Detail. Accountable. Relentless. Tough.

“When you look at the traits that it took to be successful in football. When I looked at the traits that it took to be successful in life…,” Brown told the Post when asked for the thinking behind it.

“It’s everything we do.”

Brown grew up in Camden, N.J., raised by a single mother and gravitated toward football, starting in pee-wee and ultimately ending with a brief NFL career with the Bengals.

He had starred at Camden High School at quarterback before switching to cornerback at Western Carolina and becoming a team captain and first-team SoCon selection.

“Everyone I grew up with makes me want to continue to grow,” Brown said. “There were so many temptations that took guys away from being successful and I’m just extremely lucky that I had the opportunity.”

The 41-year-old went undrafted but landed with the Bengals during the 2007 and 2008 seasons before moving on to coaching.

“Everywhere is my turf, to be honest,” Brown said. “It doesn’t really matter where I’m at, I’m comfortable. I’m comfortable with who I am. I don’t change.”

He made coaching stops at Temple, Baylor, Rutgers and finally with Georgia, where he won a national championship as the Bulldogs’ defensive back coach.

Brown was touted as one of the top recruiters country when he landed the Syracuse job.

“Knowing they have the opportunity of seeing me and knowing I’m from where they’re from, no matter color.
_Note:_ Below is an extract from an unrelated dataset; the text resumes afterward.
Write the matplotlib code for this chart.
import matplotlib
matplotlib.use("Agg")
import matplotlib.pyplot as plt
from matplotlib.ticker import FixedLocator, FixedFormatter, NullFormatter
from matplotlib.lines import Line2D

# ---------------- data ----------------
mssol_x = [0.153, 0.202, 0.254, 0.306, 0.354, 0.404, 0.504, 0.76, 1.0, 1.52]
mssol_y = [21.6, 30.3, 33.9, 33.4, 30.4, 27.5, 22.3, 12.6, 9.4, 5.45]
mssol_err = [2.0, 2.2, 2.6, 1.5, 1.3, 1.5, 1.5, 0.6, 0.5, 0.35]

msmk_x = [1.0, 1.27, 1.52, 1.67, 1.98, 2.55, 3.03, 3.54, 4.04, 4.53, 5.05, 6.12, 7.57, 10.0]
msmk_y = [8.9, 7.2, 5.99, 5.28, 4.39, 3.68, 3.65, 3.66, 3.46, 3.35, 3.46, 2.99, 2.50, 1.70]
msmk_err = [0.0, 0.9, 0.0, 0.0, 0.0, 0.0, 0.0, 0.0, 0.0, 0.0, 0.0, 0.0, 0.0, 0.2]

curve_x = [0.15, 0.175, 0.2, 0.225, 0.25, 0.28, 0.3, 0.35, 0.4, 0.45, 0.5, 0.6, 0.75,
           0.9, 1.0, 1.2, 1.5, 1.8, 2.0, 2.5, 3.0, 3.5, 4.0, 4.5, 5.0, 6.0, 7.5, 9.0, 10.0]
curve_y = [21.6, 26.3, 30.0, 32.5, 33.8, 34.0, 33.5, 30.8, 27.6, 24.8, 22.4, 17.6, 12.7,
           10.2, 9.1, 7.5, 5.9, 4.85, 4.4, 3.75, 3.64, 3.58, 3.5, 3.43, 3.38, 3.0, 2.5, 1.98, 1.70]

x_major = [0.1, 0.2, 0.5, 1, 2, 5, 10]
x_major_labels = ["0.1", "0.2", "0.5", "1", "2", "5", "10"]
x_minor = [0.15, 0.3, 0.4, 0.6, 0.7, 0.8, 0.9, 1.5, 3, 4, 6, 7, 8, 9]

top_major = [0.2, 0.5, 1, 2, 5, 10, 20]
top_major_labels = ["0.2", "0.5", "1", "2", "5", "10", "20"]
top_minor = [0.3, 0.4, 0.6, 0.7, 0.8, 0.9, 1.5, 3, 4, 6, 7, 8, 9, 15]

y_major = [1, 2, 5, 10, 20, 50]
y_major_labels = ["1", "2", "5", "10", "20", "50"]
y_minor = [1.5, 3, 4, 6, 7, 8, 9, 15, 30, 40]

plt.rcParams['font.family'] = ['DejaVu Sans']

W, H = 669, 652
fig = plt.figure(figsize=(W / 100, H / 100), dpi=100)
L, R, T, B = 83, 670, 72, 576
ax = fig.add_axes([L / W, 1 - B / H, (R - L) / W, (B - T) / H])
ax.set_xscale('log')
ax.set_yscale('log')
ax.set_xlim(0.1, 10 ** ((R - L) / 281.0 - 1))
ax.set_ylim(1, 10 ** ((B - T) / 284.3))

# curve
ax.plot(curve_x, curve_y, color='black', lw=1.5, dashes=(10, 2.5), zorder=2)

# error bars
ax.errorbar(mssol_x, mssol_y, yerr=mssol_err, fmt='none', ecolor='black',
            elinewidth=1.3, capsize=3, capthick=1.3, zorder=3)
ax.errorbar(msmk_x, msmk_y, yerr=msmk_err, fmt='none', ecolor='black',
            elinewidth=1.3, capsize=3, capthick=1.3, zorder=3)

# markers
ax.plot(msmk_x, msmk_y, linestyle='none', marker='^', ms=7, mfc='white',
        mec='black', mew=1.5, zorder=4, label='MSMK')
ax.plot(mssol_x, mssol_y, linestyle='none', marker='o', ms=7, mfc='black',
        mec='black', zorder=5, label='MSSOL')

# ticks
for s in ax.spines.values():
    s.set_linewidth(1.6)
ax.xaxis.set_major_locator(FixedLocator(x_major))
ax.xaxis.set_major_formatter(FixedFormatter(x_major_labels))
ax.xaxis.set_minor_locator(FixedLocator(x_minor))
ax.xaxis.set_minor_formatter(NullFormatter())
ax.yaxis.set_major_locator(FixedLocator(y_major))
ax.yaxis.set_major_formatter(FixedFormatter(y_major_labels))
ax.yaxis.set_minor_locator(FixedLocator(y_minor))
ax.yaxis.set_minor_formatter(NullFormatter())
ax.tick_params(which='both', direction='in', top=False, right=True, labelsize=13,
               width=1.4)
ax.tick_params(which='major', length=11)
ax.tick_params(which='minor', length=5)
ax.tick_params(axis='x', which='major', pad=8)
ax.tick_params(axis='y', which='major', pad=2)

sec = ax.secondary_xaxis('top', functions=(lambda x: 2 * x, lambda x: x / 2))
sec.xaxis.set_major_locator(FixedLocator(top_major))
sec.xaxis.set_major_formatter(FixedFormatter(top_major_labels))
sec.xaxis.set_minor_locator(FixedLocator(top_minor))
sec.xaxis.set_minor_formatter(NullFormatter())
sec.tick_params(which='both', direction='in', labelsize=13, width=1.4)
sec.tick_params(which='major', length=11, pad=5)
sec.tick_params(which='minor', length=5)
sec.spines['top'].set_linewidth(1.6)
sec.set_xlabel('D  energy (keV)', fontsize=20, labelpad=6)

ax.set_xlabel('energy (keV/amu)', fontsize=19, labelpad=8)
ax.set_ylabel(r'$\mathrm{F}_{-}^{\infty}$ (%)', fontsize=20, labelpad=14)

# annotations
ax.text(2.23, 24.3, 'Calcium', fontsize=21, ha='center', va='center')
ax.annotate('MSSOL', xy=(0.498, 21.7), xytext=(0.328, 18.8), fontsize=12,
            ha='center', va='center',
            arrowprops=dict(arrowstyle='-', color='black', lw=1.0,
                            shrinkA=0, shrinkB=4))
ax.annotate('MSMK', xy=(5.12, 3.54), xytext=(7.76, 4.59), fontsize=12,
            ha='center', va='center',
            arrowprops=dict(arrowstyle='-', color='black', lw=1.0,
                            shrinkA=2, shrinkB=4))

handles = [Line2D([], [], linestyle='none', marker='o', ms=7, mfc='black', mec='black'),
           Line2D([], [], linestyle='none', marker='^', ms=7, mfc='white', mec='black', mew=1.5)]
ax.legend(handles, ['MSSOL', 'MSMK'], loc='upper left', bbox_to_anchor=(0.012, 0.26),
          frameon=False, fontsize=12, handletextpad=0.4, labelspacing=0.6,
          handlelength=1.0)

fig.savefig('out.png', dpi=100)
It’s just like ‘Oh, dang, coach Fran did it, I can make it,’” Brown said.

Brown is a man of faith, a father of three and already active in the Syracuse community.

“If I get to uplift my community and I get to uplift this community,” Brown said. “God has given me the unbelievable opportunity to be the face of a program, I just owe it all to my community and this community.”
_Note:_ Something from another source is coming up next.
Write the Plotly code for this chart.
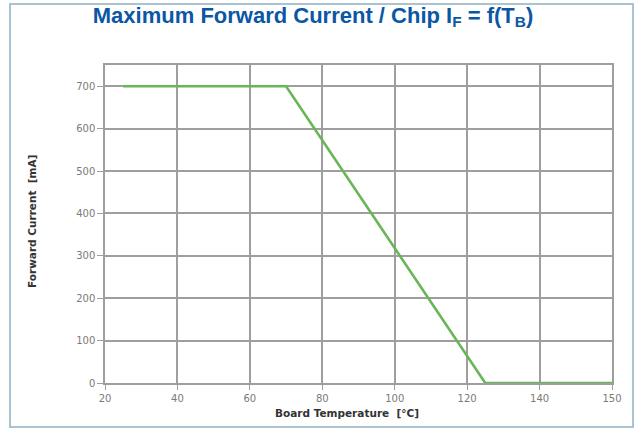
import plotly.graph_objects as go

# Data
temps = [25, 70, 125, 160]          # board temperature positions (last gridline is labelled "150")
current = [700, 700, 0, 0]          # maximum forward current [mA]

x_tickvals = [20, 40, 60, 80, 100, 120, 140, 160]
x_ticktext = ["20", "40", "60", "80", "100", "120", "140", "150"]
y_tickvals = [0, 100, 200, 300, 400, 500, 600, 700]

W, H = 637, 430
L, R, T, B = 105, 25, 65, 47
PW, PH = W - L - R, H - T - B

fig = go.Figure()
fig.add_trace(go.Scatter(
    x=temps, y=current, mode="lines",
    line=dict(color="#68b656", width=2.6),
    hoverinfo="skip", showlegend=False,
))

grid = "#9e9e9e"
tick_font = dict(family="DejaVu Sans, Verdana, sans-serif", size=10, color="#7a7a7a")
title_font = dict(family="DejaVu Sans, Verdana, sans-serif", size=10.5, color="#333333")

fig.update_layout(
    width=W, height=H,
    margin=dict(l=L, r=R, t=T, b=B),
    paper_bgcolor="white", plot_bgcolor="white",
    font=dict(family="DejaVu Sans, sans-serif", color="#777777", size=10),
    title=dict(
        text="<b>Maximum Forward Current / Chip I<sub>F</sub> = f(T<sub>B</sub>)</b>",
        font=dict(family="Liberation Sans, Arial, sans-serif", size=22, color="#0b57a4"),
        x=313 / W, xanchor="center", xref="container",
        y=1 - 15 / H, yanchor="middle", yref="container",
    ),
    xaxis=dict(
        range=[20, 160], tickvals=x_tickvals, ticktext=x_ticktext,
        showgrid=True, gridcolor=grid, gridwidth=1.5,
        showline=True, linecolor=grid, linewidth=1.5, mirror=True,
        ticks="outside", ticklen=5, tickcolor=grid, tickwidth=1.2,
        zeroline=False, tickfont=tick_font,
    ),
    yaxis=dict(
        range=[0, 750], tickvals=y_tickvals,
        showgrid=True, gridcolor=grid, gridwidth=1.5,
        showline=True, linecolor=grid, linewidth=1.5, mirror=True,
        ticks="outside", ticklen=6, tickcolor=grid, tickwidth=1.2,
        zeroline=False, tickfont=tick_font,
    ),
    annotations=[
        dict(text="<b>Forward Current  [mA]</b>", xref="paper", yref="paper",
             x=-(L - 32) / PW, y=1 - (222 - T) / PH, textangle=-90, showarrow=False,
             xanchor="center", yanchor="middle", font=title_font),
        dict(text="<b>Board Temperature  [°C]</b>", xref="paper", yref="paper",
             x=(347 - L) / PW, y=-(413 - (H - B)) / PH, showarrow=False,
             xanchor="center", yanchor="middle", font=title_font),
    ],
    shapes=[
        dict(type="rect", xref="paper", yref="paper",
             x0=-(L - 10) / PW, x1=1 + (633 - (W - R)) / PW,
             y0=-(427 - (H - B)) / PH, y1=1 + (T - 4) / PH,
             line=dict(color="#a9c3d2", width=2), layer="below"),
    ],
)

fig.write_html("out.html", config={"displayModeBar": False},
               post_script="document.body.style.margin='0';")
Brown takes over for Dino Babers, who led Syracuse to one bowl win (2018 Camping World Bowl) in eight seasons.

The 2023 season ended with a 45-0 loss to South Florida in the Boca Raton Bowl.
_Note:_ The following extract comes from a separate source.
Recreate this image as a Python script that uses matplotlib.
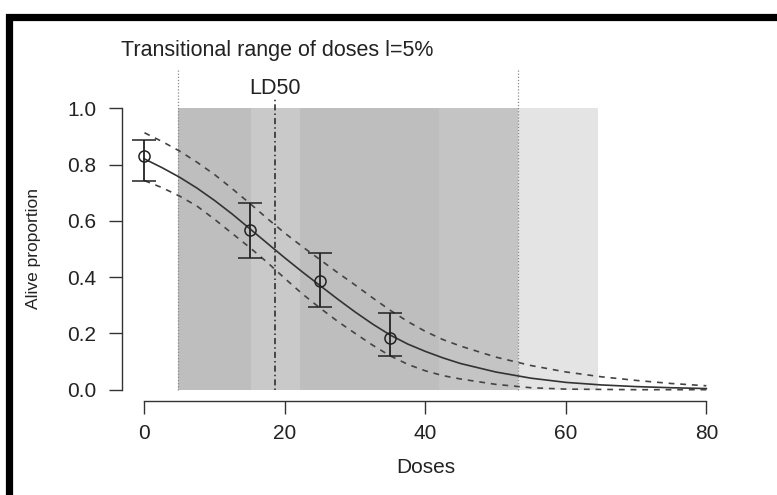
import matplotlib
matplotlib.use("Agg")
import matplotlib.pyplot as plt
from matplotlib.patches import Rectangle

plt.rcParams['font.family'] = ['Liberation Sans', 'DejaVu Sans']

# observed proportions with their intervals
doses = [0, 15, 25, 35]
alive = [0.829, 0.567, 0.386, 0.183]
alive_low = [0.743, 0.469, 0.295, 0.119]
alive_high = [0.889, 0.662, 0.484, 0.273]

# fitted curve and its confidence band
grid = [0, 2.5, 5, 7.5, 10, 12.5, 15, 17.5, 20, 22.5, 25, 27.5, 30, 32.5, 35,
        37.5, 40, 42.5, 45, 50, 55, 60, 65, 70, 75, 80]
fit = [0.82, 0.789, 0.755, 0.716, 0.672, 0.624, 0.572, 0.52, 0.468, 0.418,
       0.37, 0.322, 0.276, 0.233, 0.194, 0.162, 0.136, 0.113, 0.093, 0.063,
       0.041, 0.026, 0.017, 0.011, 0.007, 0.004]
fit_upper = [0.913, 0.882, 0.848, 0.808, 0.764, 0.714, 0.662, 0.608, 0.556, 0.508,
             0.462, 0.416, 0.372, 0.326, 0.282, 0.242, 0.207, 0.178, 0.155, 0.116,
             0.086, 0.063, 0.046, 0.033, 0.022, 0.014]
fit_lower = [0.743, 0.718, 0.688, 0.652, 0.605, 0.555, 0.505, 0.452, 0.395, 0.34,
             0.29, 0.243, 0.2, 0.158, 0.12, 0.09, 0.067, 0.05, 0.038, 0.019,
             0.007, 0.002, 0.001, 0.0, 0.0, 0.0]

# shaded dose bands (edges and grey of each band)
band_edges = [4.84, 15.1, 22.2, 42.0, 53.2, 64.6]
band_colors = ['#bebebe', '#c9c9c9', '#bebebe', '#c4c4c4', '#e4e4e4']
range_limits = [4.84, 53.2]
ld50 = 18.55

fig = plt.figure(figsize=(7.77, 4.95), dpi=100)
ax = fig.add_axes([0.157, 0.19, 0.781, 0.614])
ax.set_xlim(-3.2, 83.2)
ax.set_ylim(-0.04, 1.04)

for i, col in enumerate(band_colors):
    ax.add_patch(Rectangle((band_edges[i], 0), band_edges[i + 1] - band_edges[i], 1.0,
                           facecolor=col, edgecolor='none', zorder=0))

for xv in range_limits:
    ax.plot([xv, xv], [0, 1.143], color='#8a8a8a', lw=0.9, ls=(0, (1, 1.5)),
            clip_on=False, zorder=1)
ax.plot([ld50, ld50], [0, 1.039], color='#222222', lw=1.1, ls=(0, (1, 2, 4, 2)),
        clip_on=False, zorder=1)

ax.plot(grid, fit, color='#333333', lw=1.2, zorder=3)
ax.plot(grid, fit_upper, color='#444444', lw=1.2, ls=(0, (3.5, 3.5)), zorder=3)
ax.plot(grid, fit_lower, color='#444444', lw=1.2, ls=(0, (3.5, 3.5)), zorder=3)

yerr = [[a - l for a, l in zip(alive, alive_low)], [h - a for a, h in zip(alive, alive_high)]]
ax.errorbar(doses, alive, yerr=yerr, fmt='o', mfc='none', mec='#222222', ms=8,
            mew=1.1, ecolor='#222222', elinewidth=1.3, capsize=8.5, capthick=1.3, zorder=4)

ax.text(-3.3, 1.207, 'Transitional range of doses l=5%', fontsize=15.5,
        ha='left', va='center', color='#222222')
ax.text(ld50, 1.071, 'LD50', fontsize=15.5, ha='center', va='center', color='#222222')

for side in ['top', 'right']:
    ax.spines[side].set_visible(False)
ax.spines['left'].set_bounds(0, 1)
ax.spines['bottom'].set_bounds(0, 80)
for side in ['left', 'bottom']:
    ax.spines[side].set_color('#333333')
    ax.spines[side].set_linewidth(1.0)
ax.set_xticks([0, 20, 40, 60, 80])
ax.set_yticks([0, 0.2, 0.4, 0.6, 0.8, 1.0])
ax.set_yticklabels(['0.0', '0.2', '0.4', '0.6', '0.8', '1.0'])
ax.tick_params(length=9.4, width=1.0, color='#333333', labelsize=15, labelcolor='#222222', pad=9)
ax.tick_params(axis='x', pad=7)
ax.set_xlabel('Doses', fontsize=15, color='#222222', labelpad=11)
ax.set_ylabel('Alive proportion', fontsize=12.5, color='#222222', labelpad=19)

# black frame around the top and left of the picture
fig.add_artist(Rectangle((8.5 / 777, -0.2), 1.5, 1.2 - 16.5 / 495,
                         transform=fig.transFigure, facecolor='none', edgecolor='black',
                         lw=5.2, clip_on=False))

fig.savefig('out.png', dpi=100)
Brown and soon-to-be Syracuse quarterback Kyle McCord were both in attendance and the chance to start a new culture and introduce D.A.R.T. started right there in the locker room.

“It’s everything we do,” McCord, who started for Ohio State last season, told the Post. “That was the first thing he was talking about. From that point on, it was the backbone of the program.”

Approaching the quarterback position as an extension of the head coach, McCord quickly picked up on Brown’s traits.

“Off the field, he’s a super relatable guy to talk to. When you step on the field super fire, super competitive and I think all the guys rally around a coach like that,” McCord said.

As the season approaches, with Syracuse opening Saturday at home against Ohio, the benchmark of success for first-year head coaches can be hefty.

For Brown, winning on the field is non-negotiable.

Winning off the field, though, holds a different significance.

“Being able to live D.A.R.T. and get educated this year, to me that’s winning,” he said. “Knowing that our players are trending in the right direction of being good fathers, of being good husbands. That’s winning. That’s a winning season.”